Many empirical studies have demonstrated the performance benefits of conditional computation in neural networks, including reduced inference time and power consumption. We study the fundamental limits of neural conditional computation from the perspective of memorization capacity. For Rectified Linear Unit (ReLU) networks without conditional computation, it is known that memorizing a collection of n input-output relationships can be accomplished via a neural network with O( √ n) neurons. Calculating the output of this neural network can be accomplished using O( √ n) elementary arithmetic operations of additions, multiplications and comparisons for each input. Using a conditional ReLU network, we show that the same task can be accomplished using only O(log n) operations per input. This represents an almost exponential improvement as compared to networks without conditional computation.
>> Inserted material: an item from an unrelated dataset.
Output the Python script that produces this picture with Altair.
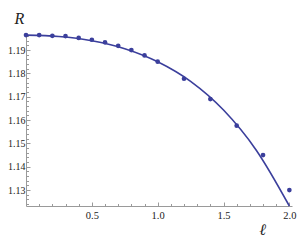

We also show that the Θ(log n) rate is the best possible. Our achievability result utilizes a general methodology to synthesize a conditional network out of an unconditional network in a computationally-efficient manner, bridging the gap between unconditional and conditional architectures.

1. INTRODUCTION

1.1 CONDITIONAL COMPUTATION Conditional computation refers to utilizing only certain parts of a neural network, in an input-adaptive fashion (Davis & Arel, 2013; Bengio et al., 2013; Eigen et al., 2013) . This can be done through gating mechanisms combined with a tree-structured network, as in the case of "conditional networks" (Ioannou et al., 2016) or neural trees and forests (Tanno et al., 2019; Yang et al., 2018; Kontschieder et al., 2015) . Specifically, depending on the inputs or some features extracted from the inputs, a gate can choose its output sub-neural networks that will further process the gate's input features. Another family of conditional computation methods are the so-called early-exit architectures (Teerapittayanon et al., 2016; Kaya et al., 2019; Gormez et al., 2022) . In this case, one typically places classifiers at intermediate layers of a large network. This makes it possible to exit at a certain layer to reach a final verdict on classification, if the corresponding classifier is confident enough of its decision. Several other sub-techniques of conditional computation exist and have been well-studied, including layer skipping (Graves, 2016), channel skipping in convolutional neural networks (Gao et al., 2019) , or reinforcement learning methods for input-dependent dropout policies (Bengio et al., 2015) . Although there are many diverse methods (Han et al., 2021) , the general intuitions as to why conditional computation can improve the performance of neural networks remain the same: First, the computation units are chosen in an adaptive manner to process the features that are particular to the given input pattern. For example, a cat image is ideally processed by only "neurons that are specialized to cats." Second, one allocates just enough computation units to a given input, avoiding a waste of resources. The end result is various benefits relative to a network without conditional computation, including reduced computation time, and power/energy consumption (Kim & Seo, 2020) . Achieving these benefits are especially critical in edge networks with resource-limited devices (Li et al., 2021a; b) . Moreover, conditioning incurs minimal loss, or in some cases, no loss in learning performance.